The producers in my case are Sussex farmers and small food producers and the list is growing. Last week, for the first Farmdrop in Hove, I bagged some bits and I was impressed.
I didn’t feel that the stuff was pricey, at least not because of the quality, and I’d classify it as being being roughly at or slightly above supermarket prices.
But, of course, I am willing to note that I am a fella on my own and not overly constrained by being on a tight, tight budget like many families. Thankfully I have a few quid to spare.
The fee model here goes someway to explain the fair prices though: producers pocket 80% of the retail price. 10% goes to Farmdrop itself for facilitating the service and 10% is for the keeper of the local Farmdrop who organises the collection of the food.
I will order again and like the idea in general. But I wonder if it has genuine broad appeal beyond my own gratefully affluent, ethically minded and middle class corner of East Sussex. And sadly Farmdrop loses that Tom and Barbera feel when you consider how it’s being funded.
I was interested to read that Farmdrop is solely seeking investment via VC firm Balderton’s newest crony, CrowdCube. The good news for Farmdrop is that Crowdcube has raised them a stack of funding. The bad news is that Crowdcube is now just yet another VC bitch. Therefore, and very sad to say, Farmdrop is now just another horse on the usual money-go-round.
An optimist will hope that lots of small investors will keep Farmdrop on track. I’d like to support it in years to come certainly. But I can’t help feeling that they could have been more original.
Thinking back, eBay founder Pierre Omidyar sought to keep early adopters of the eBay marketplace involved by giving them options as the first users.
It was deemed too complex and unattractive at the time and yet Pierre has expressed his regret that he didn’t stick to his guns on the record since.
If Farmdrop want to really sow their radical seeds as people who do things differently, part of their investment strategy must be about knitting in producers, keepers and indeed customers in from the earliest days.
VC gangs like Balderton don’t like this sort of idea because it dilutes their influence as the big money people – but an equity plan for customers, keepers and producers to really engage evangelists, recommendations and the like strikes me as a no-brainer for an idea like Farmdrop where ethics are said to be central.

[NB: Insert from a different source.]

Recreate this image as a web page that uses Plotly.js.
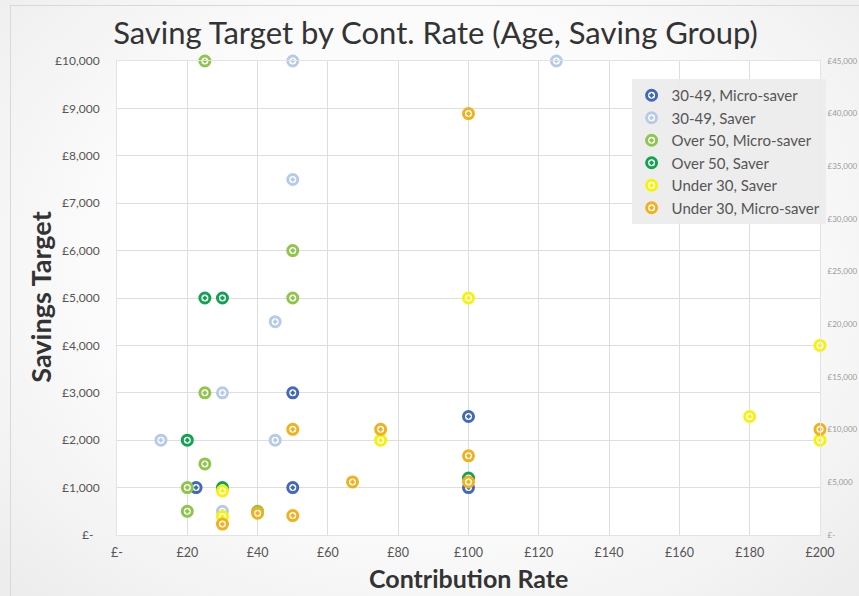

My advice is: give loyal customers, faithful farmers and lynchpin keepers equity in Farmdrop when they keep on buying, and developing the business with you over time. We’ll stick with you for a year and beyond if you set out a plan. Don’t just think of investors: consider the guts of what keeps the business going.
Let’s see how gutsy the Farmdrop really are: they need to look out for the people who make their business in the long term and not just those who fund it. I’m watching this space. I hope my faith isn’t misplaced – I love the triumph of hope over experience.